16. The apparatus of claim 15, wherein:

the switching profile includes at least a hash table,

the routing profile includes at least the hash table and a forwarding information base, and

the switching profile includes at least the hash table, the forwarding information base, and a ternary content-addressable memory table.

17. The apparatus of claim 11, wherein the operation to update the information written to the registers of the first subset of the plurality of hardware devices is performed in two hundred and fifty milliseconds or less.

18. The apparatus of claim 11, wherein the plurality of network devices are deployed in a high-uptime environment.

19. The apparatus of claim 11, further comprising:

performing, by the process, an operation to cache information in the first subset of the plurality of hardware devices prior to performing the operation to update the information written to the registers of the first subset of the plurality of hardware devices;

causing, by the process, a suspension of network interface activity prior to performing the operation to update the information written to the registers of the first subset of the plurality of hardware devices; and

resuming, by the process, the network interface activity subsequent to performing the operation to update the information written to the registers of the first subset of the plurality of hardware devices.

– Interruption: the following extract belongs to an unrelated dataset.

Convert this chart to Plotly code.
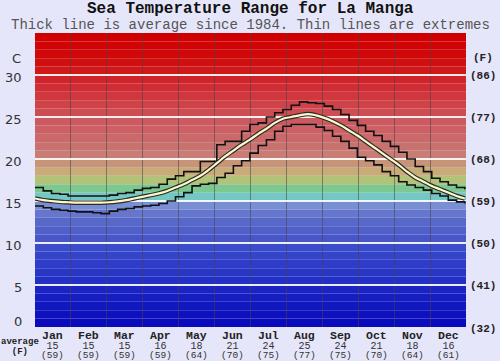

20. A tangible, non-transitory, computer-readable medium storing program instructions that cause a device to execute a process comprising:

determining characteristics of a plurality of network devices based on utilization of a plurality of hardware devices in a network;

generating, based on the characteristics of the plurality of network devices, a plurality of profiles corresponding to subsets of the plurality of hardware devices;

selecting a first subset of the plurality of hardware devices to perform an operation to update information written to registers of the first subset of the plurality of hardware devices; and

performing the operation to update the information written to the registers of the first subset of the plurality of hardware devices.